Pace. Mizzou and Oklahoma played mostly at Mizzou's pace for the first 20-30 minutes of the game -- the game wasn't extremely high-scoring, but it was pretty up-and-down. Then, in the final 10 minutes, Mizzou let Oklahoma drag things to a crawl and come back. Nebraska will happily slow things down if Mizzou lets them, and they have shown in the past that they are more than capable of dragging Mizzou into a game they don't want to play. If the Tigers can speed things up on the Huskers like they did in Columbia last year, there's about a 99% chance for a Mizzou win. And with so many inexperienced players in NU uniforms this year, there's a good chance of that happening.
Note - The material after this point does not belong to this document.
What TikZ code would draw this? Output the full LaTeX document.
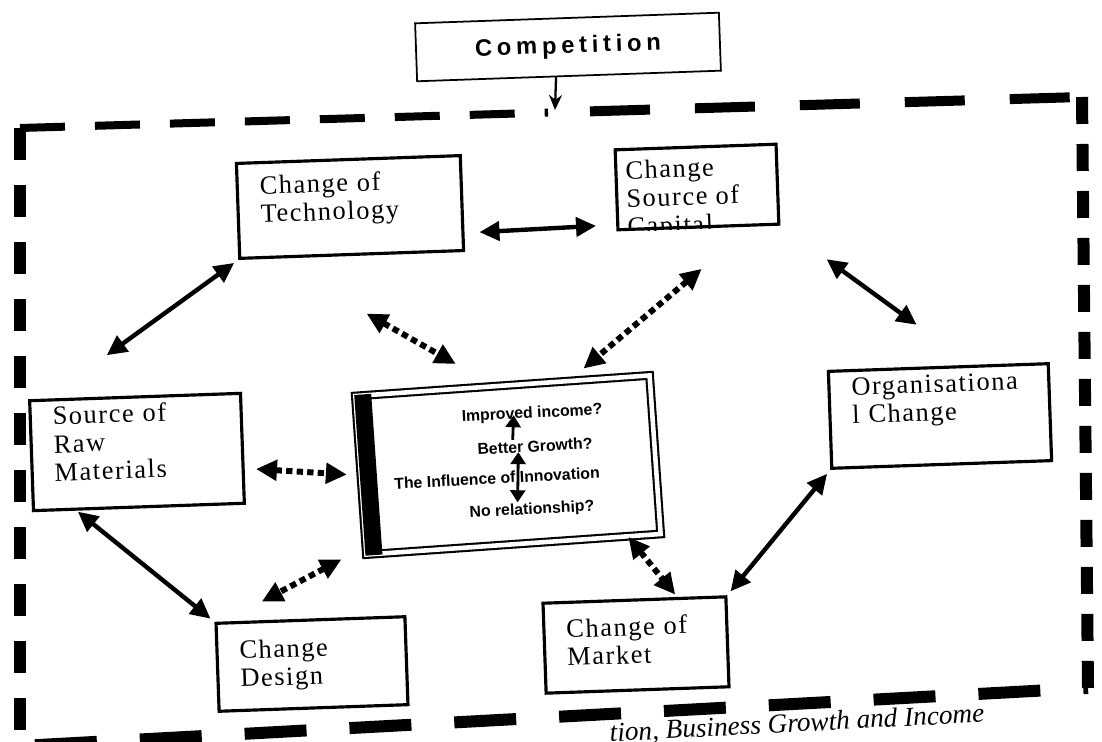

But if NU slows things down like they did in Lincoln last year, Mizzou has proven to be very beatable in slow games, and this could be a dogfight.
Mizzou also showed last week that to speed up the game, they need to make some shots, so ...
MAKE SOME SHOTS. Jump-shooting teams are going to have games like last Saturday's OU game every now and then. Open or well-covered, Mizzou just couldn't put the ball in the basket (outside of Laurence Bowers, anyway). They've got a lot of guys with potential to get hot at any moment -- Kim English, Marcus Denmon, etc. -- but they proved last week that there is no guarantee somebody will get going. It would put a lot of minds at ease if somebody came out early and knocked down a couple of jumpers.
If Nebraska wins ... it will be a game semi-identical to last Saturday's OU game. Mizzou can't make jumpers, Nebraska grabs the defensive rebounds and makes Mizzou more passive on defense. Mizzou can't make the key shots when they need to, and Nebraska pulls off a 61-59 win.
If Mizzou wins ... it will be like last year's Mizzou-Nebraska game in Columbia: close for a while, and not as fast a game as Mizzou wants, but fast enough to eventually get Nebraska out of sorts, with Mizzou eventually pulling away. It was 70-47 in Columbia last year, but I'll so far as to say things might be a little faster ... say 76-51. Yeah, that works.
Obviously, with a 30-game home winning streak and a likely week of tough practices following last Saturday's loss, I think Mizzou comes out focused and hungry. Doc Sadler teams know how to play Mizzou, and this could very well be close for quite a while, but Mizzou will make the run they need to make. 76-51 seems high to me, but once the home crowd gets rocking, a 12-point lead turns into 25 awfully fast. Mizzou moves to 3-1 and gets the starters a couple of minutes of rest before the Monday trip to Lawrence.